▶ EXERCISE REQUIREMENTS:
Set down, exactly as written, the lines from the top of the data to the line that holds "plt.rcParams['font.family'] = ['Liberation", and omit the pictures.

##########

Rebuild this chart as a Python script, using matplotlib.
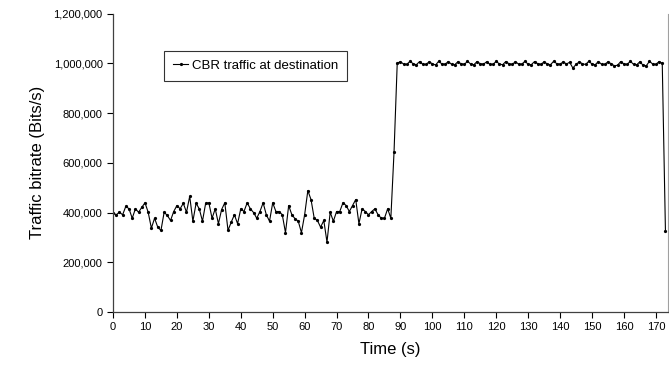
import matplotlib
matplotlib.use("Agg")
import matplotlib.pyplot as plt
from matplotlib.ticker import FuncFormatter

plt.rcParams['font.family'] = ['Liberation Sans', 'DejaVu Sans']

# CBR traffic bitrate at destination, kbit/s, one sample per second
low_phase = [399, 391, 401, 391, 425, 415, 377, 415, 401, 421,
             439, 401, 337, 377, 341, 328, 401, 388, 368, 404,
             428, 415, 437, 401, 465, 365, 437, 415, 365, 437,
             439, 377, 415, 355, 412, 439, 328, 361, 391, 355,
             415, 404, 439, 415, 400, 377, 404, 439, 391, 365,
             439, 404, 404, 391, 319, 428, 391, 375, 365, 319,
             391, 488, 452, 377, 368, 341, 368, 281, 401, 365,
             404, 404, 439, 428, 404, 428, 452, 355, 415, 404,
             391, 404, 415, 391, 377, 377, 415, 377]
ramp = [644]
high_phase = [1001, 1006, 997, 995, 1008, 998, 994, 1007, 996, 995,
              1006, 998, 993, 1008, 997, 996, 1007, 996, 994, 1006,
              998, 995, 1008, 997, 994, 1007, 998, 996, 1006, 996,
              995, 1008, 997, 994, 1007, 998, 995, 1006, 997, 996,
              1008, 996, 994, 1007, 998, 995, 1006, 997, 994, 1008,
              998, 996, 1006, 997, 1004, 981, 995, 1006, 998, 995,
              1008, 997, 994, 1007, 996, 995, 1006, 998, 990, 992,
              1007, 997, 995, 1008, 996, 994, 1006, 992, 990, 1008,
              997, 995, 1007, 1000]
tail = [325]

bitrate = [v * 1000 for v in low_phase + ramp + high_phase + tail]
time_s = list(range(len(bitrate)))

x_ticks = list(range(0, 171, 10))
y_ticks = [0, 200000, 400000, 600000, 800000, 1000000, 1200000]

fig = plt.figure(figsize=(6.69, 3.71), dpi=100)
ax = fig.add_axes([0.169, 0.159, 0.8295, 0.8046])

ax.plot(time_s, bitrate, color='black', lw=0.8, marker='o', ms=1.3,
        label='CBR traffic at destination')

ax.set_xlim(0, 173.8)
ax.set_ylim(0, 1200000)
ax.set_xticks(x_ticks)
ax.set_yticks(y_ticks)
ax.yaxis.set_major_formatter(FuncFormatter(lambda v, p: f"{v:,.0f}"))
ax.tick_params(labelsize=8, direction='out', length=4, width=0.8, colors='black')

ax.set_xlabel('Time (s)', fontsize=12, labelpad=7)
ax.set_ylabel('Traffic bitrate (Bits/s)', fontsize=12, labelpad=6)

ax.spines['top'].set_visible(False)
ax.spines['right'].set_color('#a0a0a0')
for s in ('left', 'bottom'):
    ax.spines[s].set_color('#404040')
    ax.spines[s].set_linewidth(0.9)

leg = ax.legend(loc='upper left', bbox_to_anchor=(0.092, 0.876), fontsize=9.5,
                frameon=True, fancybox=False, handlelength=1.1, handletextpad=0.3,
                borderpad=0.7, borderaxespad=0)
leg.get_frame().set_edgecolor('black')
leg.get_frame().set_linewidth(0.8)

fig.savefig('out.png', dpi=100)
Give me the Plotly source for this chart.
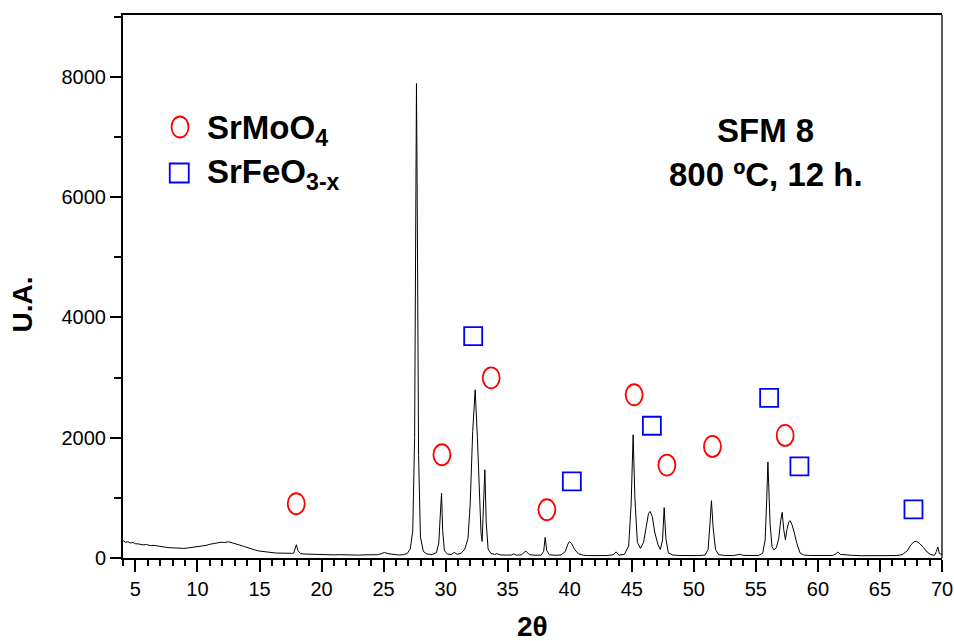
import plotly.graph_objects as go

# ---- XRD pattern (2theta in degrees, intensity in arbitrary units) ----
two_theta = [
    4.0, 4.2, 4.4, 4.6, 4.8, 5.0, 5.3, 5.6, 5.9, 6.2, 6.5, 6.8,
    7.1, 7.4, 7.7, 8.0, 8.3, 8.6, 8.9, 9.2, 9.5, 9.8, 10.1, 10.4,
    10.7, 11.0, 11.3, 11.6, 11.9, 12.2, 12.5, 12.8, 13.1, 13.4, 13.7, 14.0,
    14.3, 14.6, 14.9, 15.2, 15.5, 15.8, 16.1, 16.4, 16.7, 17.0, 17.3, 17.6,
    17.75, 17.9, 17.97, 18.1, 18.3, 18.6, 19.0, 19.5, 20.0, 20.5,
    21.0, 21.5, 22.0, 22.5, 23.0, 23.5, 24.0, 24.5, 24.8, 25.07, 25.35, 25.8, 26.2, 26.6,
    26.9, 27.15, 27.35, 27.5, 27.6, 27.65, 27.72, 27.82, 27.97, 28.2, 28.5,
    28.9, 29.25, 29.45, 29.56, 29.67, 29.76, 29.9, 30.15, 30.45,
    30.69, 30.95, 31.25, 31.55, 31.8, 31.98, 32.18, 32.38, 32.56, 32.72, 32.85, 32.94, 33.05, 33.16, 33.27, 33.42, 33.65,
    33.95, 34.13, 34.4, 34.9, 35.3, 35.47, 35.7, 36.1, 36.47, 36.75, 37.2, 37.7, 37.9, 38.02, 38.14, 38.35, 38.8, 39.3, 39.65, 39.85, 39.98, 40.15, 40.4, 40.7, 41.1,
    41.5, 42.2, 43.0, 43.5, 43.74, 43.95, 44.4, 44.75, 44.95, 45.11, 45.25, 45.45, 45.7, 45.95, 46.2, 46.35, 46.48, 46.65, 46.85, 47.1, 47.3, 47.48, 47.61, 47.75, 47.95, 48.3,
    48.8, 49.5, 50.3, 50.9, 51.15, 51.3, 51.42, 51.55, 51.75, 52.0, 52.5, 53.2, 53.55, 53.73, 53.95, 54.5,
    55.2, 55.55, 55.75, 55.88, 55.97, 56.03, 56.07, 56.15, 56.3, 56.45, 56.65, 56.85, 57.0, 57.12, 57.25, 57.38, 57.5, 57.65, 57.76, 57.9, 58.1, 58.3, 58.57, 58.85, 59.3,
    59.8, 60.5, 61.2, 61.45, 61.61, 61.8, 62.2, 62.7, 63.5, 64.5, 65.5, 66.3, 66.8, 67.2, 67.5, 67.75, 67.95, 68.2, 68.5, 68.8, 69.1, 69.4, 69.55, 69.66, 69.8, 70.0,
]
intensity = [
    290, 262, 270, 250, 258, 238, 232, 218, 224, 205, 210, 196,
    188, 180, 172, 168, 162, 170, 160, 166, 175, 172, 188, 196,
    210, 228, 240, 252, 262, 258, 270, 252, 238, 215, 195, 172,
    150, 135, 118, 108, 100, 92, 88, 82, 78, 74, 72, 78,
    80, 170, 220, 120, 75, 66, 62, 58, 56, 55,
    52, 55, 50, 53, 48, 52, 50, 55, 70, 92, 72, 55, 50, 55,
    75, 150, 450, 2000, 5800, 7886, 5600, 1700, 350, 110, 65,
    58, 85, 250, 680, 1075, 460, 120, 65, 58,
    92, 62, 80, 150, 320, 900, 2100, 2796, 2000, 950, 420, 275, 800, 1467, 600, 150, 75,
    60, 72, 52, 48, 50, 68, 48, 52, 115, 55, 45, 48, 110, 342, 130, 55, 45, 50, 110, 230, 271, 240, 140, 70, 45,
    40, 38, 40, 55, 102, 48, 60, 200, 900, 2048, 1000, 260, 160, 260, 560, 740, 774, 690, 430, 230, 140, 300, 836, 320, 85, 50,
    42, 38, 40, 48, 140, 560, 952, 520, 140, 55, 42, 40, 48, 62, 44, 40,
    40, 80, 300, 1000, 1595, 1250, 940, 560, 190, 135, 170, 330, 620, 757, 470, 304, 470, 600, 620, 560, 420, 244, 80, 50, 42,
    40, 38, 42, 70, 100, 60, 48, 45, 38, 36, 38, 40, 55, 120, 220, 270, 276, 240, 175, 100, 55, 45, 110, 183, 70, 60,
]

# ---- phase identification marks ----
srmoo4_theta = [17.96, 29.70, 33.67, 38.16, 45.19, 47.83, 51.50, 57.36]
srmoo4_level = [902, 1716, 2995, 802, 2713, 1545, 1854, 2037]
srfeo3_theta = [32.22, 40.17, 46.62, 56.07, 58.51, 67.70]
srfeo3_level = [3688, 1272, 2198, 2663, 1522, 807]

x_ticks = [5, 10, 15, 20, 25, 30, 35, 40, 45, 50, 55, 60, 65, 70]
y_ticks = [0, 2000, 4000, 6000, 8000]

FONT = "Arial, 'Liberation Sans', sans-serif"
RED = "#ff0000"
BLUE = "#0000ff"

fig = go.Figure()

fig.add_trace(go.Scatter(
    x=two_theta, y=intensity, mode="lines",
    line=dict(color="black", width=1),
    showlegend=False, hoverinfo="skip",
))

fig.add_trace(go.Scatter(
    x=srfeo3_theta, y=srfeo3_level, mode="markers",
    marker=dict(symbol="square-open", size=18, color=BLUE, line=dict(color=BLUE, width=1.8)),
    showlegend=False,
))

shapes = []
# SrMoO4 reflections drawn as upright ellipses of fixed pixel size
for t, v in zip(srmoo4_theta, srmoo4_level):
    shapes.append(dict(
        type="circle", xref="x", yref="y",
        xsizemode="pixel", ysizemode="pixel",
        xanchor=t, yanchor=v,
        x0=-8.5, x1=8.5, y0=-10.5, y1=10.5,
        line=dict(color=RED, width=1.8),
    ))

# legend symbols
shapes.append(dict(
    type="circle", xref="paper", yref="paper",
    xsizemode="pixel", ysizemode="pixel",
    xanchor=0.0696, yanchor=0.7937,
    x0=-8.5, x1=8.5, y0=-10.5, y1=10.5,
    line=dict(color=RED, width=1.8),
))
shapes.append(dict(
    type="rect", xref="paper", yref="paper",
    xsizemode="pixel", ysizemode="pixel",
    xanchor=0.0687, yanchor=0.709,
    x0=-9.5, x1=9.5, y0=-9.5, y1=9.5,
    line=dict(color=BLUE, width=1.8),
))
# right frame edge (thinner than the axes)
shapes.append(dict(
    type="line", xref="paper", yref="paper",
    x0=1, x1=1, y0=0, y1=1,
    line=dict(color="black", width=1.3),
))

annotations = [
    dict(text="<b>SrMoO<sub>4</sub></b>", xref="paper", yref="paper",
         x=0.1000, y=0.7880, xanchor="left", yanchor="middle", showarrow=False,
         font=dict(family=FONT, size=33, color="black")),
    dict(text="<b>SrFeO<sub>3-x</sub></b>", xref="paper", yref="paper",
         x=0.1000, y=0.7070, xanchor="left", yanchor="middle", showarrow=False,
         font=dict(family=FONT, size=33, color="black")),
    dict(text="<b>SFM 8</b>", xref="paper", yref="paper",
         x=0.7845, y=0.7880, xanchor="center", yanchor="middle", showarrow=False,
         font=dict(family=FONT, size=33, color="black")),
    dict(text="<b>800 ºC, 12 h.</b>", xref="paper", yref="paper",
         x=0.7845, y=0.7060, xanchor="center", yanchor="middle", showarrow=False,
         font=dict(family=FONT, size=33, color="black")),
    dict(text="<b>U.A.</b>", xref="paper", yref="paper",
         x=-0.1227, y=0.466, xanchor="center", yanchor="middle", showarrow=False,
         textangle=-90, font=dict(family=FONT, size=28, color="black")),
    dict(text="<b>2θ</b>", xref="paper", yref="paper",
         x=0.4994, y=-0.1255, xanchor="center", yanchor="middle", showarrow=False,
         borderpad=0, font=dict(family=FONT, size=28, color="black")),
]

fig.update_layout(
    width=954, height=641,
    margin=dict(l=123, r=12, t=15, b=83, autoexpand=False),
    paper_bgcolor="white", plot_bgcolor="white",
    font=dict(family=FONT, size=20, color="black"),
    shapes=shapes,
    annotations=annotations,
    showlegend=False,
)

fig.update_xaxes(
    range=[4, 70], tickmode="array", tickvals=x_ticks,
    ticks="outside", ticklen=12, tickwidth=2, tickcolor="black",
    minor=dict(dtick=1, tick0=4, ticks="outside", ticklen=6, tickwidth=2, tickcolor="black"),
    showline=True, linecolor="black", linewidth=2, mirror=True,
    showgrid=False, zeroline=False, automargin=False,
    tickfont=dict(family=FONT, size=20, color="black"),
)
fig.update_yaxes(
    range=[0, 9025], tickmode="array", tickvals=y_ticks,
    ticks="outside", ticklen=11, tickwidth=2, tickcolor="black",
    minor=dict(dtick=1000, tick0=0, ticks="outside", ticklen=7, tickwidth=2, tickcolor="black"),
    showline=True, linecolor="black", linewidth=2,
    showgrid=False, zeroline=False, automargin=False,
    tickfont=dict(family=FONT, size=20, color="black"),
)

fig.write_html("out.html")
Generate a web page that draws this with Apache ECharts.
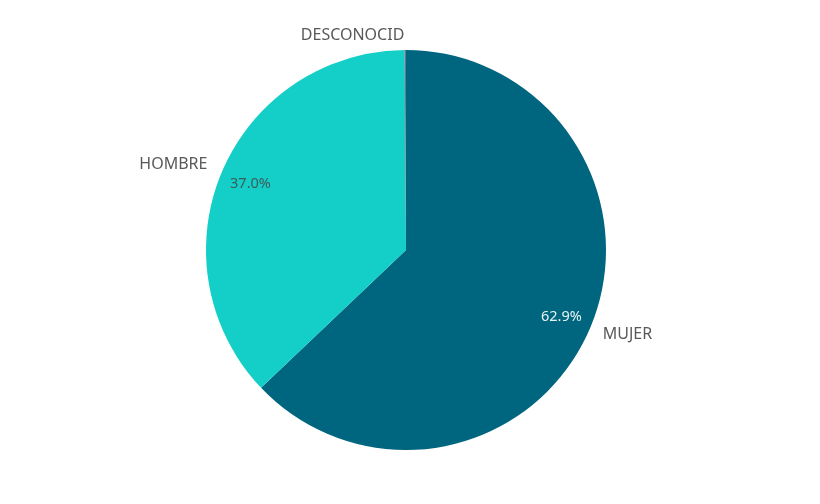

##########

▶ TASK RESULT:
Rebuild this chart as a Python script, using matplotlib.
import matplotlib
matplotlib.use("Agg")
import matplotlib.pyplot as plt
from matplotlib.ticker import FuncFormatter

plt.rcParams['font.family'] = ['Liberation Sans', 'DejaVu Sans']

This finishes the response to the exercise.